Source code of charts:
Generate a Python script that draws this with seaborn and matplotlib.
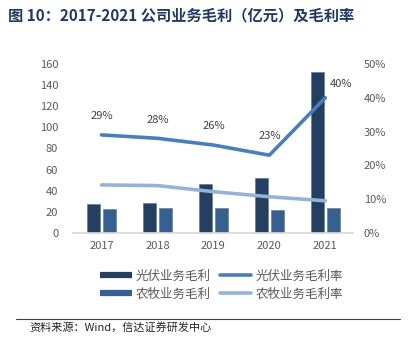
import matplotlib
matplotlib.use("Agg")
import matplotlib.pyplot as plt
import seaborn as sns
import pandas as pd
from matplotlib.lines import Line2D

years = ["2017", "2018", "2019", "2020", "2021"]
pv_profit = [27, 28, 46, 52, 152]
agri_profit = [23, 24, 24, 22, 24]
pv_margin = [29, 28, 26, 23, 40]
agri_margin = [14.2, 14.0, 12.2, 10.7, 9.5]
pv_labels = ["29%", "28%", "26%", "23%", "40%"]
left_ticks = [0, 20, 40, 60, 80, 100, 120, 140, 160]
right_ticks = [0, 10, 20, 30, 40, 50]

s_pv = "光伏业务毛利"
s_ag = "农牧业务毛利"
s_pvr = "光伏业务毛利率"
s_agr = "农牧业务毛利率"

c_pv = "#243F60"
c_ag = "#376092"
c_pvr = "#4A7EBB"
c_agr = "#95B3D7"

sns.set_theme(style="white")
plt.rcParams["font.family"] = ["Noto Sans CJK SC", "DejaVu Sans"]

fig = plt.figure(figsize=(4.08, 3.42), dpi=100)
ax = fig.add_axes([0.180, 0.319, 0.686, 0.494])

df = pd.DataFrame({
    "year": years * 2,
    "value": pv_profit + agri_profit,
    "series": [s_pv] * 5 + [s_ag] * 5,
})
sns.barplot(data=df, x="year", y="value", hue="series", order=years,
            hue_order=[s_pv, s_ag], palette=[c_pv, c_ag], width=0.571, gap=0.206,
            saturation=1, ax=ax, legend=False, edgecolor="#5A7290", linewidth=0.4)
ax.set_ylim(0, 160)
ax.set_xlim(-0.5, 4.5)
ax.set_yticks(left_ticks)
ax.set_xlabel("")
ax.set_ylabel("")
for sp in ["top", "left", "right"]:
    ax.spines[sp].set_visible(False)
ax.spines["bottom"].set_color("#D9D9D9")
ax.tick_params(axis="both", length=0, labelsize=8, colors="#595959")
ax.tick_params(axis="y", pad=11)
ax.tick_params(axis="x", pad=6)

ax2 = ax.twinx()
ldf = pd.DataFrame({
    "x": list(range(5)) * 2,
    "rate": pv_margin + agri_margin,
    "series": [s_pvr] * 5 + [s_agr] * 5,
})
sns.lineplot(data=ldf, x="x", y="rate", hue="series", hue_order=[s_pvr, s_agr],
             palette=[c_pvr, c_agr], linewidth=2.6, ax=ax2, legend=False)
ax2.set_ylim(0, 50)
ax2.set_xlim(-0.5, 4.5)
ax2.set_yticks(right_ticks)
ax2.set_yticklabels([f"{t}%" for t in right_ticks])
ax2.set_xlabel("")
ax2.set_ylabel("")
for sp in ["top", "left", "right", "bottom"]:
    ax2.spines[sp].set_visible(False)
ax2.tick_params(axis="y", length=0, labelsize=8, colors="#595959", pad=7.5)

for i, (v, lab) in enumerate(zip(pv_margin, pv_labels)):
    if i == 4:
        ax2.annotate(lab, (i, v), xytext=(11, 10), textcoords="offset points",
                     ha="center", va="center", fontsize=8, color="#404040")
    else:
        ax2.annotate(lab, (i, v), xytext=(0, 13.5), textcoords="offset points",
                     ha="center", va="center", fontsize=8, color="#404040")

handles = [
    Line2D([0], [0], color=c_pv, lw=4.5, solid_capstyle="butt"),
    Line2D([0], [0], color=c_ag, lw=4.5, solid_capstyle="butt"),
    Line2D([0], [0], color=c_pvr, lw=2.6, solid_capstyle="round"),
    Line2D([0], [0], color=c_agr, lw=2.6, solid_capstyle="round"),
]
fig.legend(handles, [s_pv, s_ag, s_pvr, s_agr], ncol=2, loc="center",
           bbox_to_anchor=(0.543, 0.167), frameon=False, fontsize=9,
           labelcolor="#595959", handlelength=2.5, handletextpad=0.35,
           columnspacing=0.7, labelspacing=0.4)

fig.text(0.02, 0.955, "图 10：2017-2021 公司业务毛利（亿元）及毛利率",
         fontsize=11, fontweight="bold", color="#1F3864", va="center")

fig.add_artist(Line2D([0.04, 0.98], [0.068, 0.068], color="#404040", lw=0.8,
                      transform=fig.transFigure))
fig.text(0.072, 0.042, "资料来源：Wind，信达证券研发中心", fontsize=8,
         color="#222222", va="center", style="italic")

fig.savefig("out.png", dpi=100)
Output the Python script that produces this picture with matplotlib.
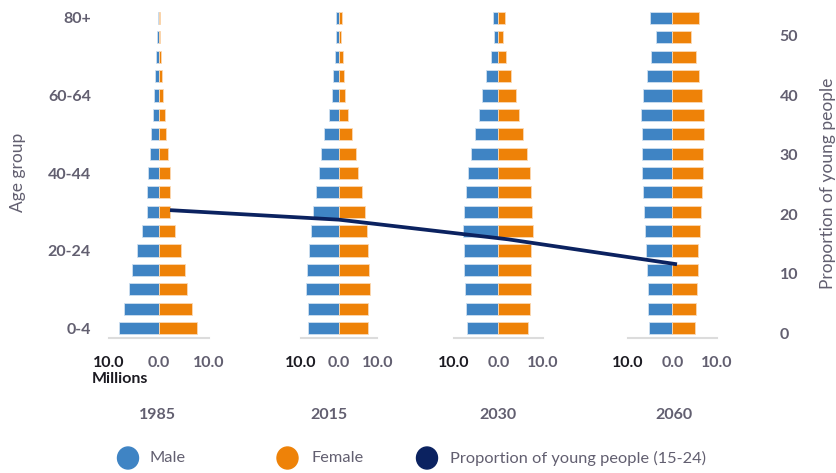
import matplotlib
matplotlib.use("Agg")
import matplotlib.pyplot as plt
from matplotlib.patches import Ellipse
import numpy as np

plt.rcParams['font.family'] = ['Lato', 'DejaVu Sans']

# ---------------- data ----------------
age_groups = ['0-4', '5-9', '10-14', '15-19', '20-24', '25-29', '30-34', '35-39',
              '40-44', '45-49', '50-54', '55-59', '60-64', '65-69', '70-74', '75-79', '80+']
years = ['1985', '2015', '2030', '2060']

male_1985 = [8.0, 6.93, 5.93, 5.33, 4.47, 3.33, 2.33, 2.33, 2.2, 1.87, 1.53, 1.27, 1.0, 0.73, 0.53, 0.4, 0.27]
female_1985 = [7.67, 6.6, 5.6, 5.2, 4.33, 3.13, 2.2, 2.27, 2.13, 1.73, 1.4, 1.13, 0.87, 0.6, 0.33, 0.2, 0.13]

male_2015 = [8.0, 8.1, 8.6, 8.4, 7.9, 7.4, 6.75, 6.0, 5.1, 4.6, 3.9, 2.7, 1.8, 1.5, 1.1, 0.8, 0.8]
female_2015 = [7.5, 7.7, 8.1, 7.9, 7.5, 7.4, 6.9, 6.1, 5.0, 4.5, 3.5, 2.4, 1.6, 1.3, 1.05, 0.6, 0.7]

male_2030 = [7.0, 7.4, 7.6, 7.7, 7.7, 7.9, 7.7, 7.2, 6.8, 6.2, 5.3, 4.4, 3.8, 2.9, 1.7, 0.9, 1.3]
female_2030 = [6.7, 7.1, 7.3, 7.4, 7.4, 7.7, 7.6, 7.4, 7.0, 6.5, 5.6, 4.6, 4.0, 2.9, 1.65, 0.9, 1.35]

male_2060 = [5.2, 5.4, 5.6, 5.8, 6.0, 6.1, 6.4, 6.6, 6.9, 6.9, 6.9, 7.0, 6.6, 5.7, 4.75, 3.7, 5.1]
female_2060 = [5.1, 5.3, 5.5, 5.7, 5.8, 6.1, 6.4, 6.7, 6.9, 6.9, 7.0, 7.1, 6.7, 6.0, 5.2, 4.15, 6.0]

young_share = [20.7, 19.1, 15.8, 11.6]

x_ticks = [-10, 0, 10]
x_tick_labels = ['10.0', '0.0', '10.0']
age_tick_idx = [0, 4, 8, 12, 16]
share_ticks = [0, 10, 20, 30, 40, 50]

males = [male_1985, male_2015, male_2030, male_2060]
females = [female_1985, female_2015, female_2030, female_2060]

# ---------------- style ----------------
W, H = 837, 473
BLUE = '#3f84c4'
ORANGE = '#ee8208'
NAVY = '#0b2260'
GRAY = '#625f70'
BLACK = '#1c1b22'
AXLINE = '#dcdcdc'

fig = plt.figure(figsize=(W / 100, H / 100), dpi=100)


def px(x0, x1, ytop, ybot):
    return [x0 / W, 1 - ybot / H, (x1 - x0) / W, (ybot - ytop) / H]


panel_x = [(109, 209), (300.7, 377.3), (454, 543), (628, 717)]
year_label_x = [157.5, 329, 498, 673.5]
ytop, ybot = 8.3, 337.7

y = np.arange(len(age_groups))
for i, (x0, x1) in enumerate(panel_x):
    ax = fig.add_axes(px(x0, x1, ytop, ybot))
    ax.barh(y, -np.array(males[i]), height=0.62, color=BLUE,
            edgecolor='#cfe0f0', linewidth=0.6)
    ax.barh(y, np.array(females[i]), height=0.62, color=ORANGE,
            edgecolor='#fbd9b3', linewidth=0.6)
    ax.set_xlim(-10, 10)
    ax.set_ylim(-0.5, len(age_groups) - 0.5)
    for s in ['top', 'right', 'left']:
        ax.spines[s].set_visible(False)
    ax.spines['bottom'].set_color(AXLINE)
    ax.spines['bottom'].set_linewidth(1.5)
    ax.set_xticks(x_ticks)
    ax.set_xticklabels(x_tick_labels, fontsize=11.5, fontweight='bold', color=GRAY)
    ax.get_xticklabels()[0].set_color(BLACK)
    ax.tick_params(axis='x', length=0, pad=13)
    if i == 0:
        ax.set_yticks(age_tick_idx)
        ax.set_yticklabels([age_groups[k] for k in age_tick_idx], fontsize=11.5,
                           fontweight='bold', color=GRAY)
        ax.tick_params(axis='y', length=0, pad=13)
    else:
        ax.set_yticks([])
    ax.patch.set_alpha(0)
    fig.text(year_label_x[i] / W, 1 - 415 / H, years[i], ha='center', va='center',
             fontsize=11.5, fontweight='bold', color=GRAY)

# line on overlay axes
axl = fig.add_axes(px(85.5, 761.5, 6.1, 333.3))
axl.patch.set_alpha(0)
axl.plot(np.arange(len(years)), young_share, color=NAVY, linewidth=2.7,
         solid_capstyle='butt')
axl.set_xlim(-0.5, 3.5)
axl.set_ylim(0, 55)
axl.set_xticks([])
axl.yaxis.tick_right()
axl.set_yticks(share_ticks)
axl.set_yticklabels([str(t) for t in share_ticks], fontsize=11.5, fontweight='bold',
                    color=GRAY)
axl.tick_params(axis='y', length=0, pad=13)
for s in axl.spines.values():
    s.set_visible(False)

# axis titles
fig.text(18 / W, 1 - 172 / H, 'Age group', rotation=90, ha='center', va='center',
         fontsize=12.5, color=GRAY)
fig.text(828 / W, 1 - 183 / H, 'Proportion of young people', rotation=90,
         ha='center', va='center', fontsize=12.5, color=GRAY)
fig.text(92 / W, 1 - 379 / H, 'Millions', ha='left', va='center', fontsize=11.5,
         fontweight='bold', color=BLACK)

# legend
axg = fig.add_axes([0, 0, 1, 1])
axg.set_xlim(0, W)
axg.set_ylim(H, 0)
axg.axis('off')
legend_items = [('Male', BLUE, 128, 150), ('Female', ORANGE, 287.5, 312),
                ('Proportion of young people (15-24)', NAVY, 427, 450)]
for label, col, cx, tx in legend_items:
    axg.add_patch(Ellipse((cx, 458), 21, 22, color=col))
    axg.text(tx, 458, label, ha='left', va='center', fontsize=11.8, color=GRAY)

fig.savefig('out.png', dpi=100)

§ Requirement: Repeat the records above exactly, from the first line through the line containing "from matplotlib.lines import Line2D", and leave out the pictures.

§ Written answer:
Generate a Python script that draws this with seaborn and matplotlib.
import matplotlib
matplotlib.use("Agg")
import matplotlib.pyplot as plt
import seaborn as sns
import pandas as pd
from matplotlib.lines import Line2D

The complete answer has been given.